## Recorded information
#####

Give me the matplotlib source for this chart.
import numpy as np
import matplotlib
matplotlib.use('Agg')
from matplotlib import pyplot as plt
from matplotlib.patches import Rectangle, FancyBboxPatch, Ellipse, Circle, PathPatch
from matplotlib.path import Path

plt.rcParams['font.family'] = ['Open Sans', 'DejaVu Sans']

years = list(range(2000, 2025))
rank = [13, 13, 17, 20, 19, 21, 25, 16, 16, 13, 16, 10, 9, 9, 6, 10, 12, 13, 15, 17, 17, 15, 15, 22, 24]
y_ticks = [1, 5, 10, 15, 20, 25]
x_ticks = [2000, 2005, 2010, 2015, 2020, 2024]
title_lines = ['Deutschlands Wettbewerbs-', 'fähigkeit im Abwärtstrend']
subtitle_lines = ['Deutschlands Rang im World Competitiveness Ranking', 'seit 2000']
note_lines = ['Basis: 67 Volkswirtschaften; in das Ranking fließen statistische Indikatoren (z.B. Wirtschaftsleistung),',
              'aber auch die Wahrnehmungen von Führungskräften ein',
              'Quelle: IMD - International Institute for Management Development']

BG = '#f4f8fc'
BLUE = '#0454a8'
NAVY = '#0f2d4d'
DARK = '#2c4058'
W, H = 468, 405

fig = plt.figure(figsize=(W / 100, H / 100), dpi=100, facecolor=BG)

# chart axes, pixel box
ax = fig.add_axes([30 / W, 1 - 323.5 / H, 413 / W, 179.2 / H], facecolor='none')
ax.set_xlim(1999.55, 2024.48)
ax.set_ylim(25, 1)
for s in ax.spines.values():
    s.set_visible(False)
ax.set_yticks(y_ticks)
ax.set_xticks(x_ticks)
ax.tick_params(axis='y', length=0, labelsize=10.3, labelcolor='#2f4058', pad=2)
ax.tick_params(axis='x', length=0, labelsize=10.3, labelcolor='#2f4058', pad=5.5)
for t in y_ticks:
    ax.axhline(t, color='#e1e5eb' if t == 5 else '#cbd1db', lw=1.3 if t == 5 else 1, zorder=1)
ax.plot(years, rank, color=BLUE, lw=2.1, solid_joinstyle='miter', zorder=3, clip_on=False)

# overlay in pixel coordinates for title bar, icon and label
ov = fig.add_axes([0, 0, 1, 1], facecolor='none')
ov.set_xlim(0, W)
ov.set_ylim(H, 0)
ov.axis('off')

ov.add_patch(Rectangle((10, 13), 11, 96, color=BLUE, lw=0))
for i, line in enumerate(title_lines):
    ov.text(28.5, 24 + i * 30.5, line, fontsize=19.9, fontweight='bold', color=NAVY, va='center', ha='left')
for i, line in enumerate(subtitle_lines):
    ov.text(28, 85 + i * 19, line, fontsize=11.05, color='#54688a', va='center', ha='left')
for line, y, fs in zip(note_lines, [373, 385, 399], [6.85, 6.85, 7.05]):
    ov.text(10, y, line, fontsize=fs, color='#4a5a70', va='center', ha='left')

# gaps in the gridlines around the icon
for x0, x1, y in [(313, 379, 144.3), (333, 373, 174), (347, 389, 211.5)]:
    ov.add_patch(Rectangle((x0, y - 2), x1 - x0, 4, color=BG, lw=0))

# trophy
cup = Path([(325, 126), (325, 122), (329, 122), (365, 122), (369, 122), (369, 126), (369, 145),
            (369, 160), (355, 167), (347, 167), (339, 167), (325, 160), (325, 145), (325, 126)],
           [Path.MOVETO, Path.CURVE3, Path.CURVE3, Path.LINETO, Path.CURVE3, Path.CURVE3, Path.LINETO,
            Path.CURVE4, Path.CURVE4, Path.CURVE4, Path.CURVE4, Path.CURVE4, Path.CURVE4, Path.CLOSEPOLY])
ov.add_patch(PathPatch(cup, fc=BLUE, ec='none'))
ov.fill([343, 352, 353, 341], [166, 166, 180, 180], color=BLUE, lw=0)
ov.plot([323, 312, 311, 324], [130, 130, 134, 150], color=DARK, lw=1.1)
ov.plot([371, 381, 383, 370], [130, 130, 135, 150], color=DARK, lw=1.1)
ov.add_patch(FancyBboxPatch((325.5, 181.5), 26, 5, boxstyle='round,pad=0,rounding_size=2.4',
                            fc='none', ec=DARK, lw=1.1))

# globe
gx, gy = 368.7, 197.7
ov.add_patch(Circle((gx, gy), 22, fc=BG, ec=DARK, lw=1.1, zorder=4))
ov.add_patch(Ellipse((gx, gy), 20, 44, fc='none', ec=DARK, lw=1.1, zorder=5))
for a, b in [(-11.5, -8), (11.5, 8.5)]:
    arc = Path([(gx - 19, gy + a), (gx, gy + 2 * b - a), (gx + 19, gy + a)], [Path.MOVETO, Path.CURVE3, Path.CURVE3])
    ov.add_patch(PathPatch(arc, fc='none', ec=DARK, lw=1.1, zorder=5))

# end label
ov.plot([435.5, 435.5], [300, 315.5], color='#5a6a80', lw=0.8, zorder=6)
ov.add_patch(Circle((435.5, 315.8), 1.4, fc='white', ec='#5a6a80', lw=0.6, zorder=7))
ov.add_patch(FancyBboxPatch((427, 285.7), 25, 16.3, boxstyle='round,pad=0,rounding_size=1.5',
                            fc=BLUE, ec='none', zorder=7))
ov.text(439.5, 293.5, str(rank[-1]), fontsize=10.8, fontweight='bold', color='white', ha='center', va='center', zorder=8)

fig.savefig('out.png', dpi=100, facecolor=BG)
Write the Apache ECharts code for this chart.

#####

## Work to be completed
Retype all the records, matching them exactly.

## Right answer
Give me the matplotlib source for this chart.
import numpy as np
import matplotlib
matplotlib.use('Agg')
from matplotlib import pyplot as plt
from matplotlib.patches import Rectangle, FancyBboxPatch, Ellipse, Circle, PathPatch
from matplotlib.path import Path

plt.rcParams['font.family'] = ['Open Sans', 'DejaVu Sans']

years = list(range(2000, 2025))
rank = [13, 13, 17, 20, 19, 21, 25, 16, 16, 13, 16, 10, 9, 9, 6, 10, 12, 13, 15, 17, 17, 15, 15, 22, 24]
y_ticks = [1, 5, 10, 15, 20, 25]
x_ticks = [2000, 2005, 2010, 2015, 2020, 2024]
title_lines = ['Deutschlands Wettbewerbs-', 'fähigkeit im Abwärtstrend']
subtitle_lines = ['Deutschlands Rang im World Competitiveness Ranking', 'seit 2000']
note_lines = ['Basis: 67 Volkswirtschaften; in das Ranking fließen statistische Indikatoren (z.B. Wirtschaftsleistung),',
              'aber auch die Wahrnehmungen von Führungskräften ein',
              'Quelle: IMD - International Institute for Management Development']

BG = '#f4f8fc'
BLUE = '#0454a8'
NAVY = '#0f2d4d'
DARK = '#2c4058'
W, H = 468, 405

fig = plt.figure(figsize=(W / 100, H / 100), dpi=100, facecolor=BG)

# chart axes, pixel box
ax = fig.add_axes([30 / W, 1 - 323.5 / H, 413 / W, 179.2 / H], facecolor='none')
ax.set_xlim(1999.55, 2024.48)
ax.set_ylim(25, 1)
for s in ax.spines.values():
    s.set_visible(False)
ax.set_yticks(y_ticks)
ax.set_xticks(x_ticks)
ax.tick_params(axis='y', length=0, labelsize=10.3, labelcolor='#2f4058', pad=2)
ax.tick_params(axis='x', length=0, labelsize=10.3, labelcolor='#2f4058', pad=5.5)
for t in y_ticks:
    ax.axhline(t, color='#e1e5eb' if t == 5 else '#cbd1db', lw=1.3 if t == 5 else 1, zorder=1)
ax.plot(years, rank, color=BLUE, lw=2.1, solid_joinstyle='miter', zorder=3, clip_on=False)

# overlay in pixel coordinates for title bar, icon and label
ov = fig.add_axes([0, 0, 1, 1], facecolor='none')
ov.set_xlim(0, W)
ov.set_ylim(H, 0)
ov.axis('off')

ov.add_patch(Rectangle((10, 13), 11, 96, color=BLUE, lw=0))
for i, line in enumerate(title_lines):
    ov.text(28.5, 24 + i * 30.5, line, fontsize=19.9, fontweight='bold', color=NAVY, va='center', ha='left')
for i, line in enumerate(subtitle_lines):
    ov.text(28, 85 + i * 19, line, fontsize=11.05, color='#54688a', va='center', ha='left')
for line, y, fs in zip(note_lines, [373, 385, 399], [6.85, 6.85, 7.05]):
    ov.text(10, y, line, fontsize=fs, color='#4a5a70', va='center', ha='left')

# gaps in the gridlines around the icon
for x0, x1, y in [(313, 379, 144.3), (333, 373, 174), (347, 389, 211.5)]:
    ov.add_patch(Rectangle((x0, y - 2), x1 - x0, 4, color=BG, lw=0))

# trophy
cup = Path([(325, 126), (325, 122), (329, 122), (365, 122), (369, 122), (369, 126), (369, 145),
            (369, 160), (355, 167), (347, 167), (339, 167), (325, 160), (325, 145), (325, 126)],
           [Path.MOVETO, Path.CURVE3, Path.CURVE3, Path.LINETO, Path.CURVE3, Path.CURVE3, Path.LINETO,
            Path.CURVE4, Path.CURVE4, Path.CURVE4, Path.CURVE4, Path.CURVE4, Path.CURVE4, Path.CLOSEPOLY])
ov.add_patch(PathPatch(cup, fc=BLUE, ec='none'))
ov.fill([343, 352, 353, 341], [166, 166, 180, 180], color=BLUE, lw=0)
ov.plot([323, 312, 311, 324], [130, 130, 134, 150], color=DARK, lw=1.1)
ov.plot([371, 381, 383, 370], [130, 130, 135, 150], color=DARK, lw=1.1)
ov.add_patch(FancyBboxPatch((325.5, 181.5), 26, 5, boxstyle='round,pad=0,rounding_size=2.4',
                            fc='none', ec=DARK, lw=1.1))

# globe
gx, gy = 368.7, 197.7
ov.add_patch(Circle((gx, gy), 22, fc=BG, ec=DARK, lw=1.1, zorder=4))
ov.add_patch(Ellipse((gx, gy), 20, 44, fc='none', ec=DARK, lw=1.1, zorder=5))
for a, b in [(-11.5, -8), (11.5, 8.5)]:
    arc = Path([(gx - 19, gy + a), (gx, gy + 2 * b - a), (gx + 19, gy + a)], [Path.MOVETO, Path.CURVE3, Path.CURVE3])
    ov.add_patch(PathPatch(arc, fc='none', ec=DARK, lw=1.1, zorder=5))

# end label
ov.plot([435.5, 435.5], [300, 315.5], color='#5a6a80', lw=0.8, zorder=6)
ov.add_patch(Circle((435.5, 315.8), 1.4, fc='white', ec='#5a6a80', lw=0.6, zorder=7))
ov.add_patch(FancyBboxPatch((427, 285.7), 25, 16.3, boxstyle='round,pad=0,rounding_size=1.5',
                            fc=BLUE, ec='none', zorder=7))
ov.text(439.5, 293.5, str(rank[-1]), fontsize=10.8, fontweight='bold', color='white', ha='center', va='center', zorder=8)

fig.savefig('out.png', dpi=100, facecolor=BG)
Write the Apache ECharts code for this chart.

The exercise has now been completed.